Fernando Vallespín: Ethos, pathos, logos
El presidente de la Federación Española de Futbol, Angel Maria Villar durante el registro en la sede de la misma. JAIME VILLANUEVA EL PAÍS
Lo que hace falta es pensar, algo que cada vez le es más difícil a la izquierda
La coincidencia en el tiempo del suicidio de Miguel Blesa con el caso de Ángel María Villar ha contribuido a reverdecer la “cultura del pelotazo”, esa depredación sistemática que algunos personajes hicieron de nuestras instituciones públicas, privadas o mixtas. Nuestra crisis moral, la madre de todas las crisis. Porque todo empezó, recordemos, con la ola de codicia que sacó de sus costuras al sistema económico internacional. Y la crisis económica devino en crisis política porque tomamos conciencia de que nadábamos en una charca de corrupción. En el centro está la codicia, repito, eso que los antiguos griegos llamaban pleonexia, una forma más de hybris, de desmesura, signo de que se había producido una descompensación en la psyché. La codicia y la avaricia vistas más como patología, al menos en Platón, que como ausencia de virtud. Ese impulso de desear-tener-siempre-más, de acapararlo todo, de no poder decir “me planto”.
Lo que para Platón era una enfermedad, en nuestro mundo se ha convertido en el ethos dominante. Somos “zombis nómadas de la sociedad del yo” (Peter Sloterdijk), tristes sujetos acaparadores que solo aspiran a exhibirse en las redes, cuya principal función es satisfacer ese otro rasgo de los tiempos, el narcisismo. Un pseudo-narcisismo, claro, porque donde todos se exhiben acabamos por no fijarnos en nadie. Y si lo hacemos, ¿cuánto dura en un mundo donde se compite salvajemente por la atención? Todo es apariencia y fugacidad. Y todo es pathos, solo que vestido de emocionalidad impostada. Una sentimentalidad construida, porque nos permite ocultar y manipular la realidad, evitar aplicar el logos, la razón.

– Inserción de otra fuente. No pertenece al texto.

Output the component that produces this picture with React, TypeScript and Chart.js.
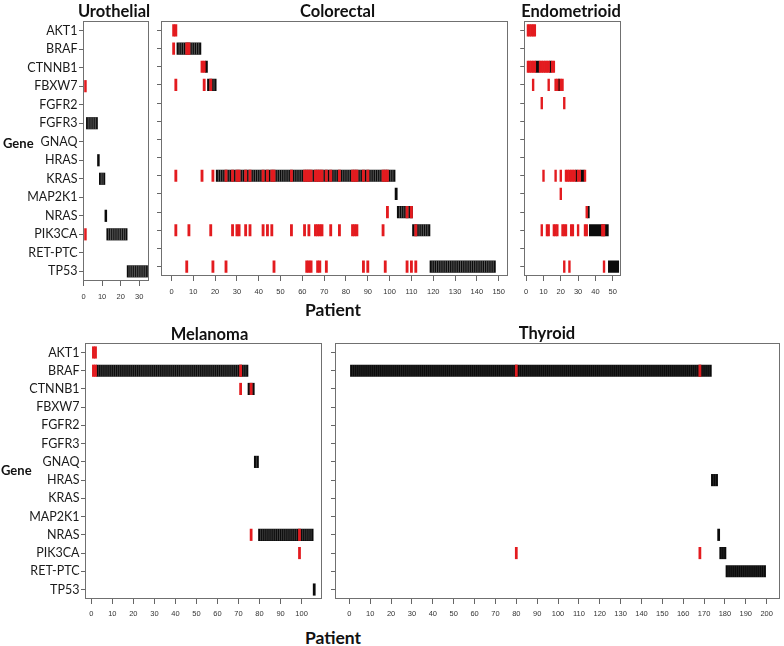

Los casos de corrupción cumplen la función catártica de provocar olas de indignación controlada
En este contexto, los casos de corrupción cumplen la función catártica de provocar olas de indignación controlada; nos ofrecen chivos expiatorios que sirven para amansar las frustraciones de quienes no pueden realizar en su plenitud el individualismo posesivo. Y este es, por definición, “orgiástico”, nunca tiene suficiente, siempre quiere más, como los protagonistas de nuestros escándalos. Se consigue así que el resentimiento de aquellos, la pasión más voraz, no devenga en un factor antisistémico y puedan volver mansamente a la indiferencia.
La indiferencia, sí, porque la característica fundamental de las sociedades en las que vivimos es que apenas nos importa el destino de quienes son dejados atrás. Se habla mucho de la desigualdad económica, pero muy poco de la exclusión política. En la mayoría de los países, el grueso de los abstencionistas se concentra en el sector de menores ingresos. Si se autoexcluyen es porque deben sentir que en una sociedad en la que predomina ese ethos individualista acaparador ya no hay espacio para ellos. Sobran. Y cuando nos solidarizamos con ellos lo hacemos entrando en el mercado del pathos, cayendo en el sentimentalismo dominante. Lo que hace falta es ponerle cabeza, pensar, algo que cada vez le es más difícil a la izquierda. Quizá porque nunca hasta ahora ha tenido que nadar tanto a contracorriente.